“CARS 2” My rating: C- (Opening wide on June 24)
105 minutes | MPAA rating: G
The animation wizards at Pixar are yet to make a genuinely bad movie.
But with “Cars 2” they’ve made a truly mediocre one.
Perhaps we shouldn’t begrudge Pixar for making what is essentially just a kids’ movie. Lots of studios have made just kids’ movies.
But Pixar has set the bar so high on animated storytelling (“Up,” “The Incredibles,” the whole “Toy Story” franchise) that this latest effort seems like an afterthought, a tossoff, an indifferent screen filler.
The first “Cars” was no great shakes. Oh, it featured brilliant animation, but the story of a vain race car stranded in a podunk desert burg was pitched to the sensibilities of an 8-year-old obsessed with collecting tiny toy cars…and perhaps to grown men who mentally and emotionally never advanced much beyond that age.
The John Lasseter/Brad Lewis-directed“Cars 2” finds speedster Lightning McQueen (Owen Wilson, sounding so subdued you wonder if they put something in his food) hitting a series of international Grand Prix races in the company of Mater (Larry the Cable Guy), his not-very-bright tow truck sidekick.
On one level it’s about Lightning’s rivalry with an Italian race car (John Turturro). But the real story offers a kind of parody of early James Bond films, with our heroes being recruited by a British secret agent (a sleek sports car voiced by Michael Caine) on the trail of a gang of bad guys.
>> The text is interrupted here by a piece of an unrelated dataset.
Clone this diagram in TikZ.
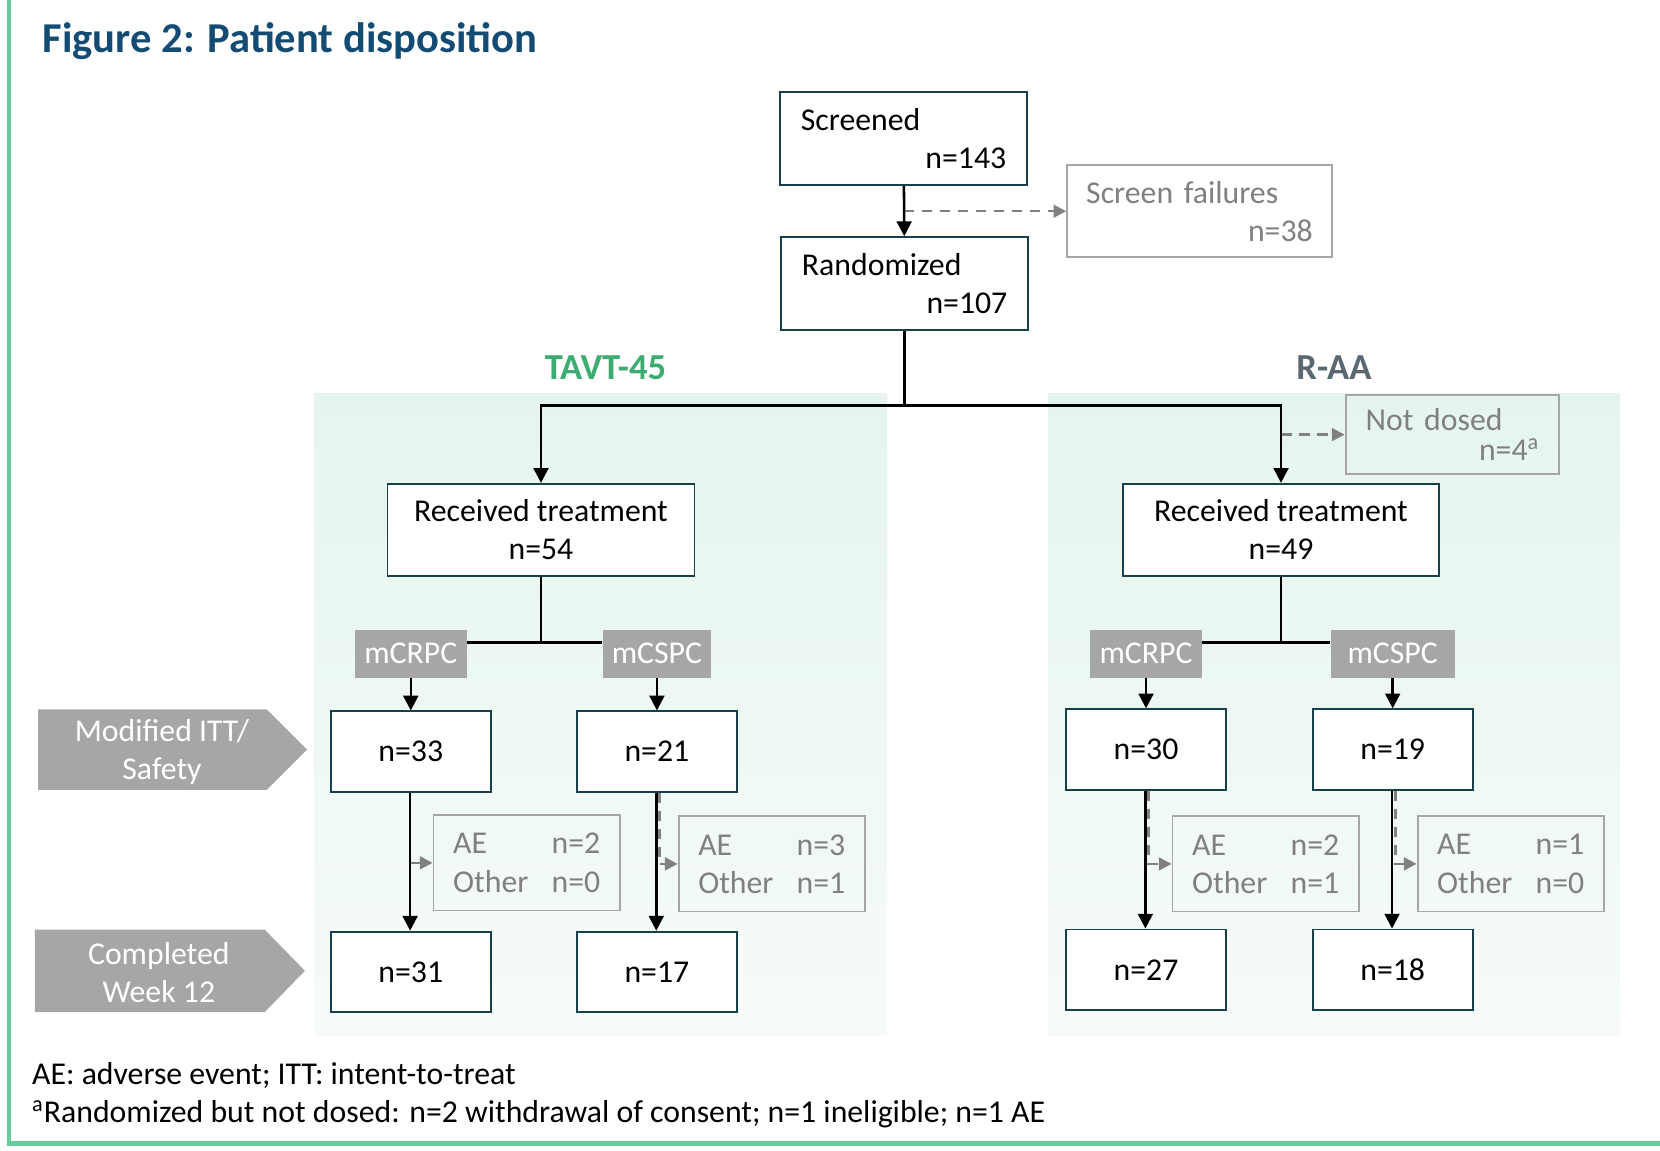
\documentclass[tikz,border=0pt]{standalone}
\usepackage{fontspec}
\setmainfont{Carlito}
\usetikzlibrary{arrows.meta}

\definecolor{boxline}{RGB}{23,64,77}
\definecolor{titleblue}{RGB}{20,75,115}
\definecolor{armgreen}{RGB}{60,172,112}
\definecolor{armgray}{RGB}{90,104,114}
\definecolor{labelgray}{RGB}{166,166,166}
\definecolor{midgray}{RGB}{128,128,128}
\definecolor{framegreen}{RGB}{102,204,153}
\definecolor{paneltop}{RGB}{229,245,238}
\definecolor{panelbot}{RGB}{246,251,249}

\tikzset{
  txt/.style={font=\fontsize{15}{18}\selectfont},
  box/.style={txt, draw=boxline, line width=0.9pt, fill=white, inner sep=0pt, align=center},
  nbox/.style={box, minimum width=75.5pt, minimum height=38pt},
  greybox/.style={txt, draw=labelgray, line width=0.9pt, text=midgray, inner sep=0pt},
  aebox/.style={greybox, minimum width=88pt, minimum height=45pt, align=left},
  armtag/.style={txt, fill=labelgray, text=white, inner sep=0pt, minimum height=22.5pt},
  arr/.style={-{Triangle[length=7pt,width=7pt]}, line width=1.2pt},
  dasharr/.style={-{Triangle[length=6pt,width=6pt]}, draw=midgray, line width=1.2pt, dash pattern=on 5pt off 3.5pt},
}

\begin{document}
\begin{tikzpicture}[x=0.5pt, y=-0.5pt]
  \useasboundingbox (0,0) rectangle (1568,1087);

  \fill[top color=paneltop, bottom color=panelbot] (297,372) rectangle (838,978);
  \fill[top color=paneltop, bottom color=panelbot] (990,372) rectangle (1530,978);
  \draw[framegreen, line width=2pt] (8.5,0) -- (8.5,1080) -- (1568,1080);

  \node[anchor=base west, inner sep=0pt, font=\fontsize{20.1}{24}\bfseries\selectfont, text=titleblue] (title) at (40,50) {Figure 2: Patient disposition};
  \node[font=\fontsize{17.3}{18}\bfseries\selectfont, text=armgreen] (tavt) at (572,347) {TAVT-45};
  \node[font=\fontsize{17.3}{18}\bfseries\selectfont, text=armgray] (raa) at (1260,347) {R-AA};

  \fill[labelgray] (36,670) -- (252,670) -- (290,708) -- (252,746) -- (36,746) -- cycle;
  \node[txt, text=white, align=center] (itt) at (153,710) {Modified ITT/\\Safety};
  \fill[labelgray] (33,878) -- (250,878) -- (288,917) -- (250,956) -- (33,956) -- cycle;
  \node[txt, text=white, align=center] (wk12) at (150,919) {Completed\\Week 12};

  \node[box, minimum width=116.5pt, minimum height=44pt, text width=97pt, align=left] (screened) at (853.5,131) {Screened\\\hspace*{\fill}n=143};
  \node[greybox, minimum width=125pt, minimum height=43.5pt, text width=107pt, align=left] (fail) at (1133,199.5) {Screen failures\\\hspace*{\fill}n=38};
  \node[box, minimum width=116.5pt, minimum height=44pt, text width=97pt, align=left] (rand) at (854.5,268) {Randomized\\\hspace*{\fill}n=107};
  \node[greybox, font=\fontsize{15}{14}\selectfont, minimum width=101pt, minimum height=37.5pt, text width=82pt, align=left] (notdosed) at (1372,410.5) {Not dosed\\\hspace*{\fill}n=4\textsuperscript{a}};

  \node[box, minimum width=145pt, minimum height=43.5pt] (rtL) at (511,500.5) {Received treatment\\n=54};
  \node[box, minimum width=149pt, minimum height=43.5pt] (rtR) at (1210,500.5) {Received treatment\\n=49};

  \node[armtag, minimum width=53pt] (crpcL) at (388,617.5) {mCRPC};
  \node[armtag, minimum width=51pt] (cspcL) at (620.5,617.5) {mCSPC};
  \node[armtag, minimum width=52.5pt] (crpcR) at (1082.5,617.5) {mCRPC};
  \node[armtag, minimum width=58.5pt] (cspcR) at (1315.5,617.5) {mCSPC};

  \node[aebox] (aeL1) at (497.5,815) {\makebox[46.5pt][l]{AE}n=2\\\makebox[46.5pt][l]{Other}n=0};
  \node[aebox] (aeL2) at (729,816) {\makebox[46.5pt][l]{AE}n=3\\\makebox[46.5pt][l]{Other}n=1};
  \node[aebox] (aeR1) at (1195.5,816) {\makebox[46.5pt][l]{AE}n=2\\\makebox[46.5pt][l]{Other}n=1};
  \node[aebox] (aeR2) at (1427,816) {\makebox[46.5pt][l]{AE}n=1\\\makebox[46.5pt][l]{Other}n=0};

  \node[nbox] (n33) at (388,710) {n=33};
  \node[nbox] (n21) at (620.5,710) {n=21};
  \node[nbox] (n31) at (388,918) {n=31};
  \node[nbox] (n17) at (620.5,918) {n=17};
  \node[nbox] (n30) at (1082.5,708) {n=30};
  \node[nbox] (n19) at (1315.5,708) {n=19};
  \node[nbox] (n27) at (1082.5,916) {n=27};
  \node[nbox] (n18) at (1315.5,916) {n=18};

  \coordinate (split) at (854.5,383);
  \coordinate (jL) at (511,607);
  \coordinate (jR) at (1210,607);

  \draw[dasharr] (screened.south |- fail.west) -- (fail.west);
  \draw[dasharr] (rtR.north |- notdosed.west) -- (notdosed.west);
  \draw[dasharr] (n33.south |- aeL1.west) -- (aeL1.west);
  \draw[dasharr] ([xshift=1.2pt]n21.south) |- (aeL2.west);
  \draw[dasharr] ([xshift=1.2pt]n30.south) |- (aeR1.west);
  \draw[dasharr] ([xshift=1.2pt]n19.south) |- (aeR2.west);

  \draw[arr] (screened) -- (rand);
  \draw[line width=1.2pt] (rand.south) -- (split);
  \draw[arr] (split) -| (rtL.north);
  \draw[arr] (split) -| (rtR.north);

  \draw[line width=1.2pt] (rtL.south) -- (jL);
  \draw[line width=1.2pt] (crpcL.east |- jL) -- (cspcL.west |- jL);
  \draw[line width=1.2pt] (rtR.south) -- (jR);
  \draw[line width=1.2pt] (crpcR.east |- jR) -- (cspcR.west |- jR);

  \draw[arr] (crpcL) -- (n33);
  \draw[arr] (cspcL) -- (n21);
  \draw[arr] (crpcR) -- (n30);
  \draw[arr] (cspcR) -- (n19);
  \draw[arr] ([xshift=-0.3pt]n33.south) -- ([xshift=-0.3pt]n31.north);
  \draw[arr] ([xshift=-0.3pt]n21.south) -- ([xshift=-0.3pt]n17.north);
  \draw[arr] ([xshift=-0.3pt]n30.south) -- ([xshift=-0.3pt]n27.north);
  \draw[arr] ([xshift=-0.3pt]n19.south) -- ([xshift=-0.3pt]n18.north);

  \node[txt, anchor=base west, inner sep=0pt] (fn1) at (30,1024) {AE: adverse event; ITT: intent-to-treat};
  \node[txt, anchor=base west, inner sep=0pt] (fn2) at (30,1060) {\textsuperscript{a}Randomized but not dosed: n=2 withdrawal of consent; n=1 ineligible; n=1 AE};
\end{tikzpicture}
\end{document}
Gradually the weight of the narrative settles on Mater, who is mistaken for an American agent — the professional spies conclude that his bumbling hick persona for a brilliant false identity. I suppose that’s fine if you’re a fan of the character, but I find Mater dumb and unfunny…which made “Cars 2” very rough going.
From a technical standpoint the film is state of the art…which for a while at least distracts from the overly complicated plot. The artists’ CG renderings of Tokyo, Paris, the Italian Riviera and London are quite magical and the action sequences are masterfully rendered.
There are a couple of moderately clever ideas here, especially the “casting” of discontinued and notoriously unsuccessful car models like the Gremlin as the bad guy’s minions. The film also explores the tension between oil and green technologies…though that seems more like an afterthought intended to lend substance to an enterprise that at best aims for easy going fun.